(CNN) — The Church of Jesus Christ of Latter-day Saints, commonly referred to as the Mormon Church, responded Tuesday to a recently-filed whistleblower complaint that accuses the church of stockpiling $100 billion in accounts intended for charitable works, misleading members and avoiding paying taxes.
A whistleblower alleges in the complaint, filed with the IRS, that billions of dollars collected in tithes -- mandatory donations by members -- were invested in an investment arm of the church -- Ensign Peak Advisors — but in 22 years, has not been distributed to charitable causes in accordance with IRS rules, according to a report in the Washington Post.
"Claims being currently circulated are based on a narrow perspective and limited information," the LDS Church told CNN in a statement. "The Church complies with all applicable law governing our donations, investments, taxes, and reserves. We continue to welcome the opportunity to work with officials to address questions they may have."
The complaint was first reported by the Washington Post.
The whistleblower is a Mormon who worked for the church until September. He is a former investment manager at Ensign Peak Advisors, the Post reported. He has not responded to CNN's request for comment.
According to the Washington Post, the whistleblower wants the IRS to strip the Mormon church of its tax exempt status. He is also seeking a reward from the IRS.
Under IRS rules, whistleblowers can be awarded up to 30 percent of any taxes and penalties collected.
Philip Hackney, a former IRS official who teaches tax law at the University of Pittsburgh, confirmed the veracity of the document, which was posted online.An IRS spokesman declined to comment citing federal law prohibiting the agency from discussing any specific case. Ensign Peak Advisors declined to comment.
Sam Brunson, a professor of nonprofit tax law at Chicago's Loyola University who is a member of the LDS church, said under Ensign's Articles of Incorporation, "it is both a supporting organization," which means it has to make charitable donations "commensurate in scope" to its funds, and an "integrated auxiliary" which means it might not have to. An integrated auxiliary organization can legally sidestep paying taxes by being a non-profit.
"My guess is that the IRS will probably do nothing" and even if it does, "chances are very small we will find out," he said.
Brunson told CNN that "there is some hurt and questioning" among his friends and church members who worry about those who can't really afford the 10% tithing to a church that allegedly has such a large nest egg. Tithing is a mandatory payment or tax paid by members to the church as a contribution.
And he hopes that the whistleblower's complaint will spark some changes. "Members of the church aren't shareholders, but stakeholders, and there's something good about transparency," he said.

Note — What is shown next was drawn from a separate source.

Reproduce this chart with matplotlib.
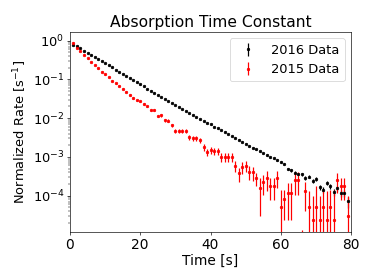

The church added in its statement that most of the donated money was used for education, humanitarian work, meeting houses, missionary efforts and temples. Other money was saved.
"Over many years, a portion is methodically safeguarded through wise financial management and the building of a prudent reserve for the future," the church said in the statement.
In the statement the church made no mention of allegedly accumulating $100 Billion, but did say, "All Church funds exist for no other reason than to support the Church's divinely appointed mission."